(The opinions expressed here are those of the author, a columnist for Reuters.)

LONDON- Finally, the market looks to be buying into the Fed's view on U.S. interest rates. And it's a long time since that's been the case.

Hedge funds and speculators have swung sharply toward pricing in higher rates and yields at the short end of the curve, a sign that they are backing down and now think the Fed will stick to the pace and path of rate hikes it has long flagged.

For most of the post-crisis decade, particularly since the "taper tantrum" in May 2013, financial markets have wagered that slow growth, low inflation and fragile markets will prevent the Fed from tightening policy much.

The Fed is gradually raising rates and shrinking its balance sheet, but the market's relatively dovish stance for all those years has largely been the right one. It made a mockery of the decades-old market maxim: "Don't fight the Fed".

But funds and specs appear to be losing interest in that battle, and are fighting the Fed no more. The latest Commodity Futures Trading Commission figures show they have ramped up their short positions on 30-day fed funds futures contracts and two-year Treasuries futures.

Essentially, they are now betting on a steeper rise in rates and yields at the short end of the U.S. curve than they had previously, buying into the Fed's guidance of two more rate hikes this year and three next.

CFTC figures for the week ending Sept. 11 show funds virtually doubled their net short position in 30-day fed funds futures to 61,151 contracts, the largest short position since February.

This is the sixth week in a row funds have moved in this direction, the longest run since July-August 2014. The weight of the shift currently underway dwarfs that - as recently as July specs were net long 220,563 contracts, the largest long position in a decade.

Similarly, they increased their net short two-year U.S. Treasuries position last week to 197,128 contracts, also the biggest since February, and kept their 10-year Treasury futures position almost completely unchanged at 682,684 contracts.

Put it together, and the net effect is a bet on a flatter yield curve. This is exactly what is panning out, although this is a "bear" flattening, driven by the short end, rather than a "bull" flattening led by falling yields at the longer end.

The gap between two- and 10-year yields shrank back below 20 basis points last week, and is close to its flattest since 2007. It's a topic of hot debate whether the flattening curve is a sign of looming economic weakness, low inflation and a rising likelihood the Fed will soon have to cut rates.

But what is indisputable is an inverted curve has preceded every U.S. recession since the 1960s. In terms of warnings from the past about the economic future, curve inversion may be all market participants and policymakers have to go on.

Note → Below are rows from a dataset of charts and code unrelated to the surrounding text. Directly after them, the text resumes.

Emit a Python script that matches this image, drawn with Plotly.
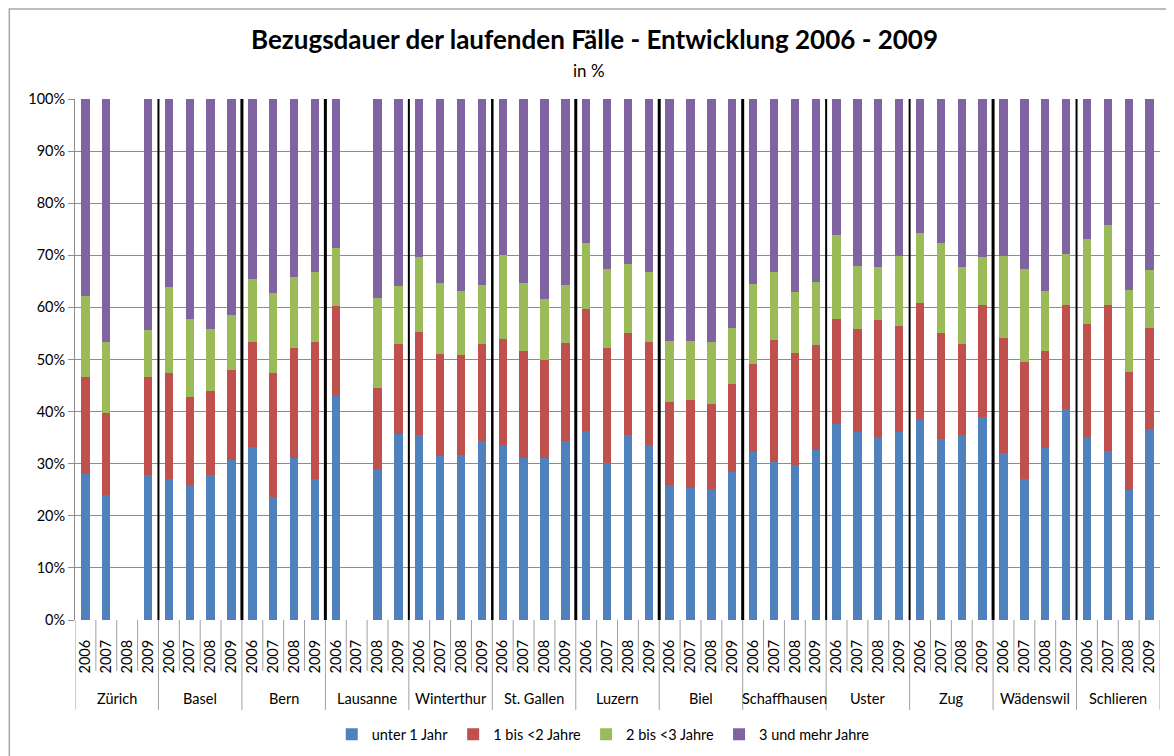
import plotly.graph_objects as go

cities = ["Zürich", "Basel", "Bern", "Lausanne", "Winterthur", "St. Gallen", "Luzern",
          "Biel", "Schaffhausen", "Uster", "Zug", "Wädenswil", "Schlieren"]
years = ["2006", "2007", "2008", "2009"]

series_names = ["unter 1 Jahr", "1 bis <2 Jahre", "2 bis <3 Jahre", "3 und mehr Jahre"]
colors = ["#4F81BD", "#C0504D", "#9BBB59", "#8064A2"]

# values in percent, per city: 2006, 2007, 2008, 2009 (None = no data)
unter_1 = [
    28.1, 23.9, None, 27.9,   # Zürich
    27.1, 25.8, 27.9, 30.8,   # Basel
    33.2, 23.7, 31.1, 27.1,   # Bern
    42.9, None, 28.7, 35.7,   # Lausanne
    35.6, 31.4, 31.7, 34.3,   # Winterthur
    33.5, 31.0, 31.0, 34.4,   # St. Gallen
    36.2, 30.1, 35.6, 33.5,   # Luzern
    25.9, 25.3, 25.2, 28.5,   # Biel
    32.3, 30.3, 29.7, 32.7,   # Schaffhausen
    37.7, 36.1, 35.2, 36.1,   # Uster
    38.5, 34.8, 35.6, 39.0,   # Zug
    32.1, 27.1, 33.1, 40.5,   # Wädenswil
    35.2, 32.5, 25.0, 36.7,   # Schlieren
]
bis_2 = [
    18.5, 15.9, None, 18.7,
    20.3, 17.0, 16.1, 17.1,
    20.1, 23.7, 21.1, 26.2,
    17.4, None, 15.8, 17.3,
    19.7, 19.6, 19.1, 18.7,
    20.5, 20.7, 19.0, 18.8,
    23.4, 22.2, 19.4, 19.9,
    16.0, 16.9, 16.3, 16.8,
    16.9, 23.4, 21.6, 20.0,
    20.0, 19.7, 22.3, 20.3,
    22.3, 20.2, 17.3, 21.5,
    22.0, 22.5, 18.5, 20.0,
    21.6, 28.0, 22.6, 19.4,
]
bis_3 = [
    15.6, 13.5, None, 9.0,
    16.6, 14.9, 11.8, 10.6,
    12.1, 15.3, 13.7, 13.4,
    11.1, None, 17.3, 11.2,
    14.3, 13.6, 12.3, 11.3,
    16.0, 12.9, 11.7, 11.1,
    12.7, 15.0, 13.3, 13.3,
    11.6, 11.3, 11.8, 10.7,
    15.3, 13.1, 11.6, 12.1,
    16.2, 12.1, 10.2, 13.5,
    13.5, 17.4, 14.8, 9.2,
    15.8, 17.8, 11.6, 9.8,
    16.4, 15.4, 15.7, 11.1,
]
mehr_3 = [
    37.8, 46.7, None, 44.4,
    36.0, 42.3, 44.2, 41.5,
    34.6, 37.3, 34.1, 33.3,
    28.6, None, 38.2, 35.8,
    30.4, 35.4, 36.9, 35.7,
    30.0, 35.4, 38.3, 35.7,
    27.7, 32.7, 31.7, 33.3,
    46.5, 46.5, 46.7, 44.0,
    35.5, 33.2, 37.1, 35.2,
    26.1, 32.1, 32.3, 30.1,
    25.7, 27.6, 32.3, 30.3,
    30.1, 32.6, 36.8, 29.7,
    26.8, 24.1, 36.7, 32.8,
]
y_ticks = [0, 10, 20, 30, 40, 50, 60, 70, 80, 90, 100]

categories = [f"{c} {y}" for c in cities for y in years]
year_labels = [y for c in cities for y in years]

FONT = "Lato, 'Open Sans', sans-serif"
GRID = "#8c8c8c"
TICKC = "#a0a0a0"
FS = 14.5

W, H = 1166, 748
L, R, T, B = 66.5, 14, 91, 135.5
PW, PH = W - L - R, H - T - B

fig = go.Figure()
for name, vals, col in zip(series_names, [unter_1, bis_2, bis_3, mehr_3], colors):
    fig.add_trace(go.Bar(
        x=categories, y=vals, name=name, marker=dict(color=col, line=dict(width=0)),
        width=0.4,
    ))

shapes = []
n = len(categories)
ng = len(years)
# outer frame (top/left visible)
shapes.append(dict(type="rect", xref="paper", yref="paper",
                   x0=(0.8 - L) / PW, x1=1.2, y0=-0.4, y1=(H - B - 0.8) / PH,
                   line=dict(color="#a6a6a6", width=1.5), fillcolor="rgba(0,0,0,0)", layer="below"))
# category dividers below axis
for i in range(n + 1):
    xb = i - 0.5
    is_group = (i % ng == 0)
    shapes.append(dict(type="line", xref="x", yref="paper",
                       x0=xb, x1=xb, y0=0, y1=-(90 if is_group else 51) / PH,
                       line=dict(color=TICKC, width=1)))
# black separators between cities inside the plot
widths = [2, 3, 3, 2, 2.5, 3, 3, 3, 2, 2, 3, 2]
for k in range(1, len(cities)):
    xb = k * ng - 0.5
    shapes.append(dict(type="line", xref="x", yref="y", x0=xb, x1=xb, y0=0, y1=100.6,
                       line=dict(color="black", width=widths[k - 1])))

annotations = []
for k, c in enumerate(cities):
    annotations.append(dict(x=k * ng + (ng - 1) / 2, y=0, xref="x", yref="y", text=c,
                            showarrow=False, yshift=-78.5, yanchor="middle",
                            font=dict(family=FONT, size=FS, color="#000")))
annotations.append(dict(x=(589 - 8 - L) / PW, y=(H - B - 62) / PH, xref="paper", yref="paper",
                        text="in %", showarrow=False, yanchor="middle",
                        font=dict(family=FONT, size=17, color="#000")))

fig.update_layout(
    width=W, height=H,
    margin=dict(l=L, r=R, t=T, b=B, autoexpand=False),
    paper_bgcolor="white", plot_bgcolor="white",
    barmode="stack", bargap=0.6,
    font=dict(family=FONT, size=FS, color="#000"),
    title=dict(text="<b>Bezugsdauer der laufenden Fälle - Entwicklung 2006 - 2009</b>",
               x=586.5 / W, xanchor="center", xref="container",
               y=1 - 32 / H, yanchor="middle", yref="container",
               font=dict(family=FONT, size=26, color="#000")),
    xaxis=dict(type="category", categoryorder="array", categoryarray=categories,
               tickmode="array", tickvals=categories, ticktext=year_labels,
               tickangle=-90, ticks="", showline=False, showgrid=False, zeroline=False,
               ticklabelstandoff=16, range=[-0.5, n - 0.5],
               tickfont=dict(family=FONT, size=FS, color="#000")),
    yaxis=dict(range=[0, 100], tickmode="array", tickvals=y_ticks,
               ticktext=[f"{v}%" for v in y_ticks],
               showgrid=True, gridcolor=GRID, gridwidth=1, zeroline=False,
               showline=True, linecolor=GRID, linewidth=1,
               ticks="outside", ticklen=6, tickcolor=GRID,
               tickfont=dict(family=FONT, size=FS, color="#000")),
    legend=dict(orientation="h", x=(603 - 8 - L) / PW, xanchor="center",
                y=-(735 - 8 - (H - B)) / PH, yanchor="middle", traceorder="normal",
                font=dict(family=FONT, size=FS, color="#000"),
                itemwidth=30, tracegroupgap=0, bgcolor="rgba(0,0,0,0)"),
    shapes=shapes, annotations=annotations,
    showlegend=True,
)

fig.write_html("out.html")
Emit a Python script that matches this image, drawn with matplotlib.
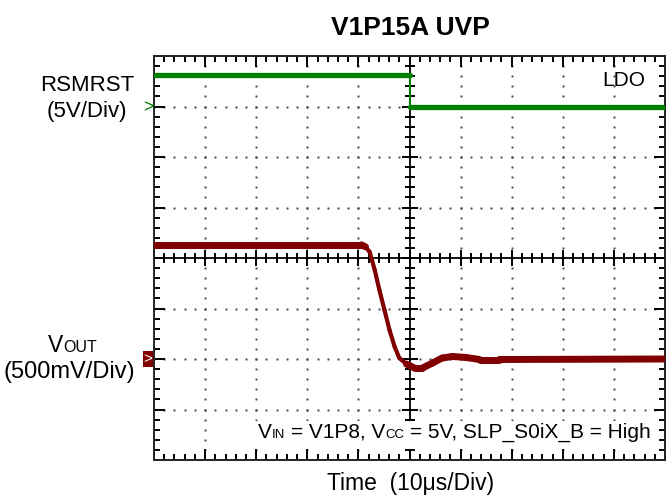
import matplotlib
matplotlib.use("Agg")
import matplotlib.pyplot as plt
import numpy as np
from matplotlib.collections import LineCollection
from matplotlib.patches import Rectangle
from matplotlib.transforms import IdentityTransform

plt.rcParams["font.family"] = ["Liberation Sans", "DejaVu Sans"]

W, H = 666, 500

title = "V1P15A UVP"
x_label = "Time  (10\u03bcs/Div)"
us_per_div = 10.0

# RSMRST channel, 5 V/div, ground marker 3 div above centre
rsmrst_t = [-50.0, 0.0, 0.0, 50.0]
rsmrst_v = [3.1, 3.1, 0.0, 0.0]
rsmrst_scale = 5.0
rsmrst_offset = 3.0

# VOUT channel, 500 mV/div, ground marker 2 div below centre
vout_t = [-50.0, -9.4, -8.6, -7.8, -6.8, -5.9, -4.9, -3.9, -2.9, -2.0,
          -0.6, 1.0, 2.5, 4.5, 6.4, 8.4, 11.1, 13.7, 17.6, 50.0]
vout_v = [1.13, 1.13, 1.11, 1.06, 0.88, 0.685, 0.485, 0.285, 0.12, 0.01,
          -0.05, -0.09, -0.09, -0.04, 0.01, 0.025, 0.015, -0.005, -0.005, 0.0]
vout_scale = 0.5
vout_offset = -2.0

GREEN = "#008000"
RED = "#800000"
GRID = "#444444"
INK = "#000000"


def to_div(t, v, scale, offset):
    return np.asarray(t) / us_per_div, offset + np.asarray(v) / scale


def pix(x, y):
    # image pixel (top-left origin) -> display coords
    return x, H - y


def rich_text(fig, x, y, parts, ha="left", color="black"):
    renderer = fig.canvas.get_renderer()
    items = []
    for s, size, gap in parts:
        t = fig.text(0, 0, s, fontsize=size, color=color, va="baseline", ha="left",
                     transform=IdentityTransform(), zorder=5)
        w = t.get_window_extent(renderer).width
        items.append((t, w, gap))
    total = sum(w + gap for _, w, gap in items)
    if ha == "right":
        start = x - total
    elif ha == "center":
        start = x - total / 2
    else:
        start = x
    x0 = start
    for t, w, gap in items:
        start += gap
        t.set_position(pix(start, y))
        start += w
    return x0, total


def trace(ax, x, y, color, thick, thin):
    # scope traces: flat parts look thick (noise band), fast edges thin
    for i in range(len(x) - 1):
        dx = (x[i + 1] - x[i]) * 51.1
        dy = (y[i + 1] - y[i]) * 50.5
        steep = abs(dy) > 0.8 * abs(dx)
        ax.plot(x[i:i + 2], y[i:i + 2], color=color, lw=thin if steep else thick,
                solid_capstyle="round", zorder=3)


fig = plt.figure(figsize=(W / 100, H / 100), dpi=100)
ax = fig.add_axes([154 / W, 40 / H, 511 / W, 404 / H])
ax.set_xlim(-5, 5)
ax.set_ylim(-4, 4)
ax.set_xticks([])
ax.set_yticks([])
for sp in ax.spines.values():
    sp.set_color("#222222")
    sp.set_linewidth(1.4)

xs_fine = np.round(np.arange(-5, 5.001, 0.2), 3)
ys_fine = np.round(np.arange(-4, 4.001, 0.2), 3)
is_major_x = np.abs(xs_fine - np.round(xs_fine)) < 1e-6
is_major_y = np.abs(ys_fine - np.round(ys_fine)) < 1e-6

# dotted graticule
for gx in range(-4, 5):
    if gx == 0:
        continue
    ax.plot(np.full_like(ys_fine, gx), ys_fine, ls="none", marker="s", ms=1.4,
            mew=0, color=GRID, zorder=1)
for gy in range(-3, 4):
    if gy == 0:
        continue
    ax.plot(xs_fine, np.full_like(xs_fine, gy), ls="none", marker="s", ms=1.4,
            mew=0, color=GRID, zorder=1)

# tick marks along frame and centre crosshair, in data units (1 px ~ 0.02 div)
px_x = 10 / 511
px_y = 8 / 404
segs = []
for x, major in zip(xs_fine, is_major_x):
    L = (11 if major else 6) * px_y
    segs.append([(x, 4 - L), (x, 4)])
    segs.append([(x, -4), (x, -4 + L)])
    c = (8 if major else 5) * px_y
    segs.append([(x, -c), (x, c)])
for y, major in zip(ys_fine, is_major_y):
    L = (11 if major else 6) * px_x
    segs.append([(-5, y), (-5 + L, y)])
    segs.append([(5 - L, y), (5, y)])
    c = (8 if major else 5) * px_x
    segs.append([(-c, y), (c, y)])
ax.add_collection(LineCollection(segs, colors=INK, linewidths=1.4, capstyle="butt", zorder=2))

ax.axhline(0, color=INK, lw=1.3, zorder=2)
ax.axvline(0, color=INK, lw=1.3, zorder=2)

# traces
gx_, gy_ = to_div(rsmrst_t, rsmrst_v, rsmrst_scale, rsmrst_offset)
trace(ax, gx_, gy_, GREEN, 3.8, 1.5)

rx, ry = to_div(vout_t, vout_v, vout_scale, vout_offset)
trace(ax, rx, ry, RED, 5.0, 3.0)

# texts
fig.text(*pix(410, 35), title, fontsize=19, fontweight="bold", ha="center", va="baseline",
         transform=IdentityTransform())
fig.text(*pix(411, 490), x_label, fontsize=16.5, ha="center", va="baseline",
         transform=IdentityTransform())
fig.text(*pix(87, 91), "RSMRST", fontsize=16, ha="center", va="baseline", transform=IdentityTransform())
fig.text(*pix(87, 117), "(5V/Div)", fontsize=16, ha="center", va="baseline", transform=IdentityTransform())
rich_text(fig, 72, 352, [("V", 16.5, 0), ("OUT", 11.5, 0)], ha="center")
fig.text(*pix(69, 378), "(500mV/Div)", fontsize=17, ha="center", va="baseline", transform=IdentityTransform())
fig.text(*pix(645, 86), "LDO", fontsize=15, ha="right", va="baseline", transform=IdentityTransform())

# channel markers
fig.text(*pix(148, 108), ">", fontsize=13, color=GREEN, ha="center", va="center",
         transform=IdentityTransform())
fig.add_artist(Rectangle(pix(143, 367), 10, 16, transform=IdentityTransform(),
                         facecolor=RED, edgecolor="none", zorder=4))
fig.text(*pix(148, 359), ">", fontsize=11, color="white", ha="center", va="center",
         transform=IdentityTransform(), zorder=5)

# condition note
sp_w = 5.8
x0, tw = rich_text(fig, 651, 438, [("V", 15, 0), ("IN", 9.5, 0), ("= V1P8, V", 15, sp_w),
                                   ("CC", 9.5, 0), ("= 5V, SLP_S0iX_B = High", 15, sp_w)], ha="right")
fig.add_artist(Rectangle(pix(x0 - 4, 449), tw + 8, 28, transform=IdentityTransform(),
                         facecolor="white", edgecolor="none", zorder=4))

fig.savefig("out.png", dpi=100)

The two-year yield nudged 2.80 pct on Monday, the highest in over a decade, and has risen steadily in line with policy rates since the Fed started hiking in late 2015. The 10-year yield, on the other hand, has for years failed to break and hold above 3.00 pct. It's right at that level now.

It's a critical level. The weight of funds' short positions shows the speculative trading community is clearly betting on a break higher. But the last several years shows it won't be easy, and last week HSBC recommended buying 10-year Treasuries and with a yield target of 2.80-2.85 pct.

It's been difficult year for hedge funds in the macro space.

Barclayhedge's Global Macro Index is down 0.69 percent so far this year, only behind Emerging Markets (-6.43 pct) and Pacific Rim Equities (-2.60 pct) as Barclayhedge's worst-performing sub-index in 2018.

The main hedge fund index is up 1.41 pct.

Eurekahedge's macro index is down 0.98 pct so far this year, its CTA/Managed Futures index down 1.14 pct year to date, and its fixed income index fell 0.68 pct in August, its worst performance since January 2016.